For many people, thinking about mutual funds, asset allocation, and retirement accounts is akin to eating their broccoli. A Charles Schwab survey found that 401(k) participants spend twice as much time researching a new car purchase as they do managing their retirement investments. Yet, we all know how important investing for retirement is to our golden years.
One hurdle is complexity. Investing is difficult enough on its own, but some people make investing for retirement far more complicated than it needs to be. Here are five tips to help you simplify your investments and focus on what’s really important.
1. Rollover 401(k) accounts. Every time you change jobs you need to decide whether to roll over your 401(k) to another 401(k) or IRA. There are a number of factors to consider, such as investment options, cost, the desire to start taking distributions at age 55 penalty-free and avoiding required minimum distributions if you choose to work into your 70s. Another factor you should consider is simplicity.
By consolidating your 401(k) accounts, you minimize the work it takes to manage your investments. Rebalancing and tracking performance is easier when you have fewer accounts. If there isn’t a specific reason to keep multiple accounts, consolidating them is the best idea.
2. Consolidate IRAs. Similarly, consolidating IRAs can also make it simpler to manage your retirement investments. In the case of IRAs, there are fewer factors to consider. The rules on penalty-free withdrawals beginning at age 55 and delayed required minimum distributions for those who work past 70 1/2 only apply to 401(k) accounts, not an IRA. Maintaining a single IRA can make it easier to track your retirement savings and withdraw the correct amount in retirement.
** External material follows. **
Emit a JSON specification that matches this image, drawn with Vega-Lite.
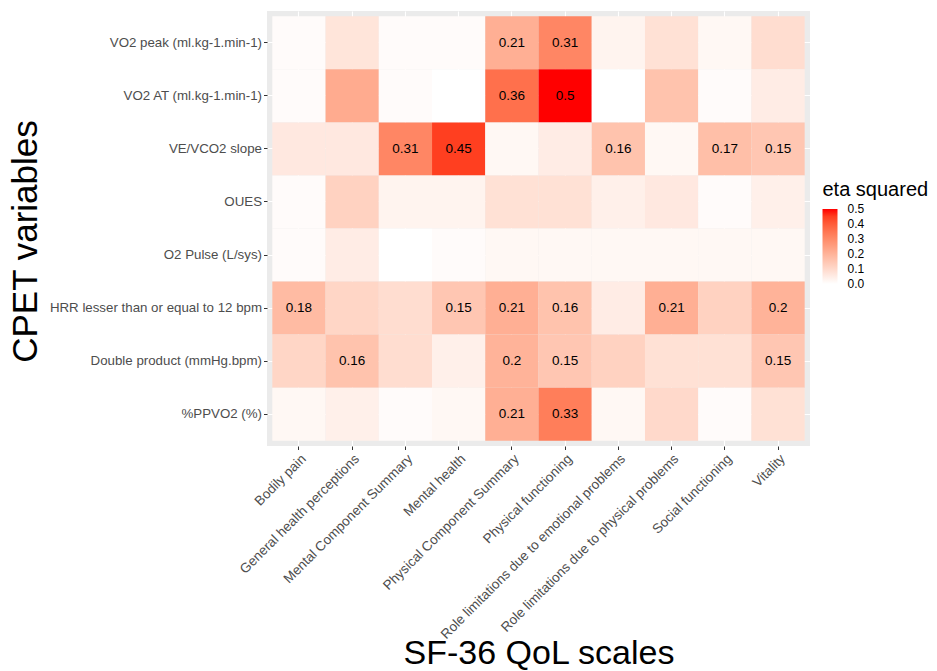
{
  "$schema": "https://vega.github.io/schema/vega-lite/v6.json",
  "width": 543,
  "height": 435,
  "autosize": {"type": "none"},
  "padding": {"left": 267, "top": 11, "right": 127, "bottom": 225},
  "background": "white",
  "config": {
    "font": "Liberation Sans",
    "view": {"fill": "#EBEBEB", "stroke": null}
  },
  "data": {
    "values": [
      {"cpet": "VO2 peak (ml.kg-1.min-1)", "sf36": "Bodily pain", "eta": 0.01, "sig": false},
      {"cpet": "VO2 peak (ml.kg-1.min-1)", "sf36": "General health perceptions", "eta": 0.07, "sig": false},
      {"cpet": "VO2 peak (ml.kg-1.min-1)", "sf36": "Mental Component Summary", "eta": 0.01, "sig": false},
      {"cpet": "VO2 peak (ml.kg-1.min-1)", "sf36": "Mental health", "eta": 0.01, "sig": false},
      {"cpet": "VO2 peak (ml.kg-1.min-1)", "sf36": "Physical Component Summary", "eta": 0.21, "sig": true},
      {"cpet": "VO2 peak (ml.kg-1.min-1)", "sf36": "Physical functioning", "eta": 0.31, "sig": true},
      {"cpet": "VO2 peak (ml.kg-1.min-1)", "sf36": "Role limitations due to emotional problems", "eta": 0.03, "sig": false},
      {"cpet": "VO2 peak (ml.kg-1.min-1)", "sf36": "Role limitations due to physical problems", "eta": 0.08, "sig": false},
      {"cpet": "VO2 peak (ml.kg-1.min-1)", "sf36": "Social functioning", "eta": 0.02, "sig": false},
      {"cpet": "VO2 peak (ml.kg-1.min-1)", "sf36": "Vitality", "eta": 0.09, "sig": false},

      {"cpet": "VO2 AT (ml.kg-1.min-1)", "sf36": "Bodily pain", "eta": 0.01, "sig": false},
      {"cpet": "VO2 AT (ml.kg-1.min-1)", "sf36": "General health perceptions", "eta": 0.22, "sig": false},
      {"cpet": "VO2 AT (ml.kg-1.min-1)", "sf36": "Mental Component Summary", "eta": 0.01, "sig": false},
      {"cpet": "VO2 AT (ml.kg-1.min-1)", "sf36": "Mental health", "eta": 0.0, "sig": false},
      {"cpet": "VO2 AT (ml.kg-1.min-1)", "sf36": "Physical Component Summary", "eta": 0.36, "sig": true},
      {"cpet": "VO2 AT (ml.kg-1.min-1)", "sf36": "Physical functioning", "eta": 0.5, "sig": true},
      {"cpet": "VO2 AT (ml.kg-1.min-1)", "sf36": "Role limitations due to emotional problems", "eta": 0.0, "sig": false},
      {"cpet": "VO2 AT (ml.kg-1.min-1)", "sf36": "Role limitations due to physical problems", "eta": 0.16, "sig": false},
      {"cpet": "VO2 AT (ml.kg-1.min-1)", "sf36": "Social functioning", "eta": 0.01, "sig": false},
      {"cpet": "VO2 AT (ml.kg-1.min-1)", "sf36": "Vitality", "eta": 0.05, "sig": false},

      {"cpet": "VE/VCO2 slope", "sf36": "Bodily pain", "eta": 0.06, "sig": false},
      {"cpet": "VE/VCO2 slope", "sf36": "General health perceptions", "eta": 0.06, "sig": false},
      {"cpet": "VE/VCO2 slope", "sf36": "Mental Component Summary", "eta": 0.31, "sig": true},
      {"cpet": "VE/VCO2 slope", "sf36": "Mental health", "eta": 0.45, "sig": true},
      {"cpet": "VE/VCO2 slope", "sf36": "Physical Component Summary", "eta": 0.02, "sig": false},
      {"cpet": "VE/VCO2 slope", "sf36": "Physical functioning", "eta": 0.05, "sig": false},
      {"cpet": "VE/VCO2 slope", "sf36": "Role limitations due to emotional problems", "eta": 0.16, "sig": true},
      {"cpet": "VE/VCO2 slope", "sf36": "Role limitations due to physical problems", "eta": 0.02, "sig": false},
      {"cpet": "VE/VCO2 slope", "sf36": "Social functioning", "eta": 0.17, "sig": true},
      {"cpet": "VE/VCO2 slope", "sf36": "Vitality", "eta": 0.15, "sig": true},

      {"cpet": "OUES", "sf36": "Bodily pain", "eta": 0.01, "sig": false},
      {"cpet": "OUES", "sf36": "General health perceptions", "eta": 0.12, "sig": false},
      {"cpet": "OUES", "sf36": "Mental Component Summary", "eta": 0.03, "sig": false},
      {"cpet": "OUES", "sf36": "Mental health", "eta": 0.03, "sig": false},
      {"cpet": "OUES", "sf36": "Physical Component Summary", "eta": 0.08, "sig": false},
      {"cpet": "OUES", "sf36": "Physical functioning", "eta": 0.08, "sig": false},
      {"cpet": "OUES", "sf36": "Role limitations due to emotional problems", "eta": 0.04, "sig": false},
      {"cpet": "OUES", "sf36": "Role limitations due to physical problems", "eta": 0.06, "sig": false},
      {"cpet": "OUES", "sf36": "Social functioning", "eta": 0.01, "sig": false},
      {"cpet": "OUES", "sf36": "Vitality", "eta": 0.04, "sig": false},

      {"cpet": "O2 Pulse (L/sys)", "sf36": "Bodily pain", "eta": 0.01, "sig": false},
      {"cpet": "O2 Pulse (L/sys)", "sf36": "General health perceptions", "eta": 0.05, "sig": false},
      {"cpet": "O2 Pulse (L/sys)", "sf36": "Mental Component Summary", "eta": 0.0, "sig": false},
      {"cpet": "O2 Pulse (L/sys)", "sf36": "Mental health", "eta": 0.01, "sig": false},
      {"cpet": "O2 Pulse (L/sys)", "sf36": "Physical Component Summary", "eta": 0.02, "sig": false},
      {"cpet": "O2 Pulse (L/sys)", "sf36": "Physical functioning", "eta": 0.02, "sig": false},
      {"cpet": "O2 Pulse (L/sys)", "sf36": "Role limitations due to emotional problems", "eta": 0.02, "sig": false},
      {"cpet": "O2 Pulse (L/sys)", "sf36": "Role limitations due to physical problems", "eta": 0.02, "sig": false},
      {"cpet": "O2 Pulse (L/sys)", "sf36": "Social functioning", "eta": 0.02, "sig": false},
      {"cpet": "O2 Pulse (L/sys)", "sf36": "Vitality", "eta": 0.02, "sig": false},

      {"cpet": "HRR lesser than or equal to 12 bpm", "sf36": "Bodily pain", "eta": 0.18, "sig": true},
      {"cpet": "HRR lesser than or equal to 12 bpm", "sf36": "General health perceptions", "eta": 0.11, "sig": false},
      {"cpet": "HRR lesser than or equal to 12 bpm", "sf36": "Mental Component Summary", "eta": 0.09, "sig": false},
      {"cpet": "HRR lesser than or equal to 12 bpm", "sf36": "Mental health", "eta": 0.15, "sig": true},
      {"cpet": "HRR lesser than or equal to 12 bpm", "sf36": "Physical Component Summary", "eta": 0.21, "sig": true},
      {"cpet": "HRR lesser than or equal to 12 bpm", "sf36": "Physical functioning", "eta": 0.16, "sig": true},
      {"cpet": "HRR lesser than or equal to 12 bpm", "sf36": "Role limitations due to emotional problems", "eta": 0.05, "sig": false},
      {"cpet": "HRR lesser than or equal to 12 bpm", "sf36": "Role limitations due to physical problems", "eta": 0.21, "sig": true},
      {"cpet": "HRR lesser than or equal to 12 bpm", "sf36": "Social functioning", "eta": 0.12, "sig": false},
      {"cpet": "HRR lesser than or equal to 12 bpm", "sf36": "Vitality", "eta": 0.2, "sig": true},

      {"cpet": "Double product (mmHg.bpm)", "sf36": "Bodily pain", "eta": 0.11, "sig": false},
      {"cpet": "Double product (mmHg.bpm)", "sf36": "General health perceptions", "eta": 0.16, "sig": true},
      {"cpet": "Double product (mmHg.bpm)", "sf36": "Mental Component Summary", "eta": 0.09, "sig": false},
      {"cpet": "Double product (mmHg.bpm)", "sf36": "Mental health", "eta": 0.04, "sig": false},
      {"cpet": "Double product (mmHg.bpm)", "sf36": "Physical Component Summary", "eta": 0.2, "sig": true},
      {"cpet": "Double product (mmHg.bpm)", "sf36": "Physical functioning", "eta": 0.15, "sig": true},
      {"cpet": "Double product (mmHg.bpm)", "sf36": "Role limitations due to emotional problems", "eta": 0.12, "sig": false},
      {"cpet": "Double product (mmHg.bpm)", "sf36": "Role limitations due to physical problems", "eta": 0.08, "sig": false},
      {"cpet": "Double product (mmHg.bpm)", "sf36": "Social functioning", "eta": 0.08, "sig": false},
      {"cpet": "Double product (mmHg.bpm)", "sf36": "Vitality", "eta": 0.15, "sig": true},

      {"cpet": "%PPVO2 (%)", "sf36": "Bodily pain", "eta": 0.02, "sig": false},
      {"cpet": "%PPVO2 (%)", "sf36": "General health perceptions", "eta": 0.04, "sig": false},
      {"cpet": "%PPVO2 (%)", "sf36": "Mental Component Summary", "eta": 0.01, "sig": false},
      {"cpet": "%PPVO2 (%)", "sf36": "Mental health", "eta": 0.02, "sig": false},
      {"cpet": "%PPVO2 (%)", "sf36": "Physical Component Summary", "eta": 0.21, "sig": true},
      {"cpet": "%PPVO2 (%)", "sf36": "Physical functioning", "eta": 0.33, "sig": true},
      {"cpet": "%PPVO2 (%)", "sf36": "Role limitations due to emotional problems", "eta": 0.02, "sig": false},
      {"cpet": "%PPVO2 (%)", "sf36": "Role limitations due to physical problems", "eta": 0.1, "sig": false},
      {"cpet": "%PPVO2 (%)", "sf36": "Social functioning", "eta": 0.01, "sig": false},
      {"cpet": "%PPVO2 (%)", "sf36": "Vitality", "eta": 0.08, "sig": false}
    ]
  },
  "encoding": {
    "x": {
      "field": "sf36",
      "type": "nominal",
      "sort": ["Bodily pain", "General health perceptions", "Mental Component Summary", "Mental health", "Physical Component Summary", "Physical functioning", "Role limitations due to emotional problems", "Role limitations due to physical problems", "Social functioning", "Vitality"],
      "scale": {"paddingInner": 0, "paddingOuter": 0.1},
      "axis": {
        "zindex": 0,
        "title": "SF-36 QoL scales",
        "titleFontSize": 34,
        "titleFontWeight": "normal",
        "titleColor": "black",
        "titleX": 271.5,
        "titleY": 217,
        "titleAlign": "center",
        "titleBaseline": "alphabetic",
        "labelAngle": -45,
        "labelAlign": "right",
        "labelBaseline": "top",
        "labelFontSize": 13.5,
        "labelColor": "#4D4D4D",
        "labelPadding": 2,
        "labelLimit": 400,
        "tickColor": "#333333",
        "tickSize": 3.5,
        "tickWidth": 1,
        "domain": false,
        "grid": true,
        "gridColor": "white",
        "gridWidth": 1.1,
        "bandPosition": 0.5
      }
    },
    "y": {
      "field": "cpet",
      "type": "nominal",
      "sort": ["VO2 peak (ml.kg-1.min-1)", "VO2 AT (ml.kg-1.min-1)", "VE/VCO2 slope", "OUES", "O2 Pulse (L/sys)", "HRR lesser than or equal to 12 bpm", "Double product (mmHg.bpm)", "%PPVO2 (%)"],
      "scale": {"paddingInner": 0, "paddingOuter": 0.1},
      "axis": {
        "zindex": 0,
        "title": "CPET variables",
        "titleFontSize": 35,
        "titleFontWeight": "normal",
        "titleColor": "black",
        "titleAngle": -90,
        "titleX": -231,
        "titleY": 230,
        "titleAlign": "center",
        "titleBaseline": "alphabetic",
        "labelFontSize": 13.3,
        "labelColor": "#4D4D4D",
        "labelPadding": 2,
        "labelLimit": 400,
        "tickColor": "#333333",
        "tickSize": 3.5,
        "tickWidth": 1,
        "domain": false,
        "grid": true,
        "gridColor": "white",
        "gridWidth": 1.1,
        "bandPosition": 0.5
      }
    }
  },
  "layer": [
    {
      "mark": {"type": "rect"},
      "encoding": {
        "color": {
          "field": "eta",
          "type": "quantitative",
          "scale": {"domain": [0, 0.5], "range": ["#FFFFFF", "#FF0000"], "interpolate": "lab"},
          "legend": {
            "title": "eta squared",
            "orient": "none",
            "legendX": 555.5,
            "legendY": 169,
            "padding": 0,
            "direction": "vertical",
            "titleFontSize": 20,
            "titleFontWeight": "normal",
            "titleColor": "black",
            "titlePadding": 9,
            "gradientLength": 75,
            "gradientThickness": 15,
            "gradientStrokeWidth": 0,
            "values": [0, 0.1, 0.2, 0.3, 0.4, 0.5],
            "format": ".1f",
            "labelFontSize": 12,
            "labelColor": "black",
            "labelOffset": 10,
            "labelOverlap": false,
            "encode": {
              "labels": {"update": {"baseline": {"value": "middle"}}}
            }
          }
        }
      }
    },
    {
      "transform": [{"filter": "datum.sig"}],
      "mark": {"type": "text", "fontSize": 13.5, "color": "black"},
      "encoding": {
        "text": {"field": "eta", "type": "quantitative", "format": ".2~f"}
      }
    }
  ]
}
3. Prune mutual funds. It doesn’t take many mutual funds or exchange-traded funds to build a diversified investment portfolio. In fact, many mutual fund companies offer a single fund retirement solution that diversifies across stocks and bonds, both foreign and domestic. Beyond these solutions, three to five funds should be more than enough to execute just about any asset allocation plan. With fewer funds, account management, performance tracking, and rebalancing all become easier.
4. Simplify asset allocation. For most people, a simple asset allocation will be sufficient to meet retirement goals. The primary asset classes are U.S. stocks, U.S. bonds, and foreign stocks. For some people it may be worth adding real estate investment trusts and emerging market equities. A simple asset allocation plan makes choosing and managing mutual funds much easier.
In contrast, some investors include country- and sector-specific allocations in their investment plan. The result is the need to add dozens of ETFs to address these complications. While this approach may be fine for those who want to spend countless hours managing their investments, for most people the complexity will not add appreciably to, and may subtract from, investment results.
5. Use time-saving investment tools. Using appropriate investment tools can reduce the time it takes to manage investments. One of my favorite investment tracking tools is called Personal Capital. The free tool automatically tracks an investment portfolio’s performance, expenses and asset allocation. Both SigFig and Fidelity also offer investment-tracking tools. And for some people a simple spreadsheet is all that’s needed. What matters ultimately is that the tool chosen saves you time and improves your management of your retirement portfolio.